Wie es zur aktuellen Verknappung von HFKW-Kältemitteln kommen konnte, ist für Kaschl nicht nachvollziehbar, da nach seiner Beobachtung am deutschen Markt aufgrund nicht genutzter Quoten noch ein Puffer existieren müsste. Auch andere EU-Länder hätten ihre Quoten noch nicht ausgeschöpft. Kaschl betont, dass ihn die kurzfristig stark gestiegenen Preise, beispielsweise für das Kältemittel R134a, deshalb überraschen. Sie seien jedoch im erwarteten Rahmen der Marktteilnehmer und noch zumutbar. Hohe Preise für HFKW-Kältemittel hätten jedoch auch einen positiven Effekt auf die Einführung klimafreundlicher Technologien bzw. auf die neuen umweltfreundlicheren Blends. Nicht von der Hand zu weisen seien Hamsterkäufe, da es am Markt kaum noch Flaschen-Leergut gebe.

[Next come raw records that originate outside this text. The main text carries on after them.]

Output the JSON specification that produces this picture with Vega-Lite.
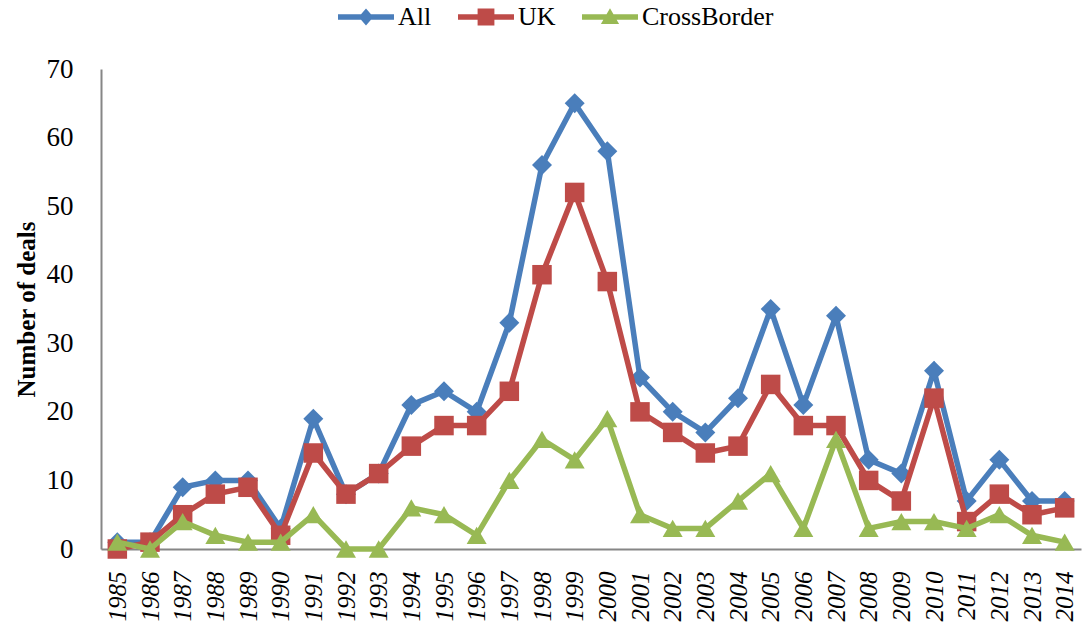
{
  "$schema": "https://vega.github.io/schema/vega-lite/v6.json",
  "width": 1091,
  "height": 631,
  "autosize": {"type": "fit", "contains": "padding"},
  "padding": {"left": 14, "top": 55, "right": 0, "bottom": 10},
  "background": "white",
  "config": {
    "view": {"stroke": null},
    "font": "Liberation Serif",
    "axis": {"grid": false, "ticks": false, "domainColor": "#868686", "domainWidth": 2, "labelFont": "Liberation Serif", "labelColor": "#000000", "titleFont": "Liberation Serif", "titleColor": "#000000"}
  },
  "data": {
    "values": [
      {"year": "1985", "series": "All", "deals": 1}, {"year": "1986", "series": "All", "deals": 1}, {"year": "1987", "series": "All", "deals": 9}, {"year": "1988", "series": "All", "deals": 10}, {"year": "1989", "series": "All", "deals": 10}, {"year": "1990", "series": "All", "deals": 3}, {"year": "1991", "series": "All", "deals": 19}, {"year": "1992", "series": "All", "deals": 8}, {"year": "1993", "series": "All", "deals": 11}, {"year": "1994", "series": "All", "deals": 21}, {"year": "1995", "series": "All", "deals": 23}, {"year": "1996", "series": "All", "deals": 20}, {"year": "1997", "series": "All", "deals": 33}, {"year": "1998", "series": "All", "deals": 56}, {"year": "1999", "series": "All", "deals": 65}, {"year": "2000", "series": "All", "deals": 58}, {"year": "2001", "series": "All", "deals": 25}, {"year": "2002", "series": "All", "deals": 20}, {"year": "2003", "series": "All", "deals": 17}, {"year": "2004", "series": "All", "deals": 22}, {"year": "2005", "series": "All", "deals": 35}, {"year": "2006", "series": "All", "deals": 21}, {"year": "2007", "series": "All", "deals": 34}, {"year": "2008", "series": "All", "deals": 13}, {"year": "2009", "series": "All", "deals": 11}, {"year": "2010", "series": "All", "deals": 26}, {"year": "2011", "series": "All", "deals": 7}, {"year": "2012", "series": "All", "deals": 13}, {"year": "2013", "series": "All", "deals": 7}, {"year": "2014", "series": "All", "deals": 7},
      {"year": "1985", "series": "UK", "deals": 0}, {"year": "1986", "series": "UK", "deals": 1}, {"year": "1987", "series": "UK", "deals": 5}, {"year": "1988", "series": "UK", "deals": 8}, {"year": "1989", "series": "UK", "deals": 9}, {"year": "1990", "series": "UK", "deals": 2}, {"year": "1991", "series": "UK", "deals": 14}, {"year": "1992", "series": "UK", "deals": 8}, {"year": "1993", "series": "UK", "deals": 11}, {"year": "1994", "series": "UK", "deals": 15}, {"year": "1995", "series": "UK", "deals": 18}, {"year": "1996", "series": "UK", "deals": 18}, {"year": "1997", "series": "UK", "deals": 23}, {"year": "1998", "series": "UK", "deals": 40}, {"year": "1999", "series": "UK", "deals": 52}, {"year": "2000", "series": "UK", "deals": 39}, {"year": "2001", "series": "UK", "deals": 20}, {"year": "2002", "series": "UK", "deals": 17}, {"year": "2003", "series": "UK", "deals": 14}, {"year": "2004", "series": "UK", "deals": 15}, {"year": "2005", "series": "UK", "deals": 24}, {"year": "2006", "series": "UK", "deals": 18}, {"year": "2007", "series": "UK", "deals": 18}, {"year": "2008", "series": "UK", "deals": 10}, {"year": "2009", "series": "UK", "deals": 7}, {"year": "2010", "series": "UK", "deals": 22}, {"year": "2011", "series": "UK", "deals": 4}, {"year": "2012", "series": "UK", "deals": 8}, {"year": "2013", "series": "UK", "deals": 5}, {"year": "2014", "series": "UK", "deals": 6},
      {"year": "1985", "series": "CrossBorder", "deals": 1}, {"year": "1986", "series": "CrossBorder", "deals": 0}, {"year": "1987", "series": "CrossBorder", "deals": 4}, {"year": "1988", "series": "CrossBorder", "deals": 2}, {"year": "1989", "series": "CrossBorder", "deals": 1}, {"year": "1990", "series": "CrossBorder", "deals": 1}, {"year": "1991", "series": "CrossBorder", "deals": 5}, {"year": "1992", "series": "CrossBorder", "deals": 0}, {"year": "1993", "series": "CrossBorder", "deals": 0}, {"year": "1994", "series": "CrossBorder", "deals": 6}, {"year": "1995", "series": "CrossBorder", "deals": 5}, {"year": "1996", "series": "CrossBorder", "deals": 2}, {"year": "1997", "series": "CrossBorder", "deals": 10}, {"year": "1998", "series": "CrossBorder", "deals": 16}, {"year": "1999", "series": "CrossBorder", "deals": 13}, {"year": "2000", "series": "CrossBorder", "deals": 19}, {"year": "2001", "series": "CrossBorder", "deals": 5}, {"year": "2002", "series": "CrossBorder", "deals": 3}, {"year": "2003", "series": "CrossBorder", "deals": 3}, {"year": "2004", "series": "CrossBorder", "deals": 7}, {"year": "2005", "series": "CrossBorder", "deals": 11}, {"year": "2006", "series": "CrossBorder", "deals": 3}, {"year": "2007", "series": "CrossBorder", "deals": 16}, {"year": "2008", "series": "CrossBorder", "deals": 3}, {"year": "2009", "series": "CrossBorder", "deals": 4}, {"year": "2010", "series": "CrossBorder", "deals": 4}, {"year": "2011", "series": "CrossBorder", "deals": 3}, {"year": "2012", "series": "CrossBorder", "deals": 5}, {"year": "2013", "series": "CrossBorder", "deals": 2}, {"year": "2014", "series": "CrossBorder", "deals": 1}
    ]
  },
  "encoding": {
    "x": {"field": "year", "type": "ordinal", "title": null,
      "scale": {"type": "point", "padding": 0.5},
      "axis": {"labelAngle": -90, "labelFontStyle": "italic", "labelFontSize": 25, "labelPadding": 22}},
    "y": {"field": "deals", "type": "quantitative", "title": "Number of deals",
      "scale": {"domain": [0, 70], "nice": false},
      "axis": {"values": [0, 10, 20, 30, 40, 50, 60, 70], "labelFontSize": 27, "labelPadding": 28, "titleFontSize": 25, "titleFontWeight": "bold", "titlePadding": 7}}
  },
  "layer": [
    {"transform": [{"filter": "datum.series === 'All'"}], "mark": {"type": "line", "strokeWidth": 5.5, "color": "#4A7EBB"}},
    {"transform": [{"filter": "datum.series === 'All'"}], "mark": {"type": "point", "shape": "diamond", "filled": true, "opacity": 1, "size": 400, "color": "#4A7EBB"}},
    {"transform": [{"filter": "datum.series === 'UK'"}], "mark": {"type": "line", "strokeWidth": 5.5, "color": "#BE4B48"}},
    {"transform": [{"filter": "datum.series === 'UK'"}], "mark": {"type": "point", "shape": "square", "filled": true, "opacity": 1, "size": 380, "color": "#BE4B48"}},
    {"transform": [{"filter": "datum.series === 'CrossBorder'"}], "mark": {"type": "line", "strokeWidth": 5.5, "color": "#98B954"}},
    {"transform": [{"filter": "datum.series === 'CrossBorder'"}], "mark": {"type": "point", "shape": "triangle-up", "filled": true, "opacity": 1, "size": 400, "color": "#98B954"}},
    {
      "mark": {"type": "point", "filled": true, "opacity": 0, "size": 196},
      "encoding": {
        "color": {"field": "series", "type": "nominal",
          "scale": {"domain": ["All", "UK", "CrossBorder"], "range": ["#4A7EBB", "#BE4B48", "#98B954"]},
          "legend": {"orient": "none", "legendX": 231, "legendY": -65, "direction": "horizontal", "title": null, "symbolOpacity": 1, "symbolSize": 196, "symbolOffset": 21, "labelOffset": 19, "labelFont": "Liberation Serif", "labelFontSize": 26, "labelColor": "#000000", "columnPadding": 20}},
        "shape": {"field": "series", "type": "nominal",
          "scale": {"domain": ["All", "UK", "CrossBorder"], "range": [
            "M-4,-0.38H4V0.38H-4Z M0,-1.2L1.05,0L0,1.2L-1.05,0Z",
            "M-4,-0.38H4V0.38H-4Z M-1.2,-1.2H1.2V1.2H-1.2Z",
            "M-4,-0.38H4V0.38H-4Z M0,-1.25L1.3,1L-1.3,1Z"]},
          "legend": {"orient": "none", "legendX": 231, "legendY": -65, "direction": "horizontal", "title": null, "symbolOpacity": 1, "symbolSize": 196, "symbolOffset": 21, "labelOffset": 19, "labelFont": "Liberation Serif", "labelFontSize": 26, "labelColor": "#000000", "columnPadding": 20}}
      }
    }
  ]
}
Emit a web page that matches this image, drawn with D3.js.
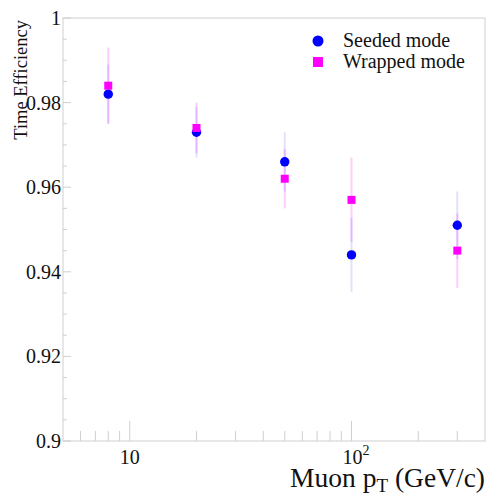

Als Maßnahme gegen den offensichtlich hausgemachten Kältemittelmangel in Deutschland empfiehlt Kaschl, sich im europäischen Ausland nach zusätzlichen Lieferanten umzuschauen. Ob es auch zu Preisabsprachen der Anbieter komme, müsse noch untersucht werden.
Die hohen Kosten für „frisches“ Kältemittel sollten als Signal verstanden werden, auch Kältemittel aus stillgelegten Altanlagen zu verwenden bzw. Altkältemittel professionell zu recyceln. Als wichtigste Maßnahme empfiehlt Kaschl allerdings, bestehende Kälteanlagen regelmäßig auf ihre Dichtheit zu prüfen.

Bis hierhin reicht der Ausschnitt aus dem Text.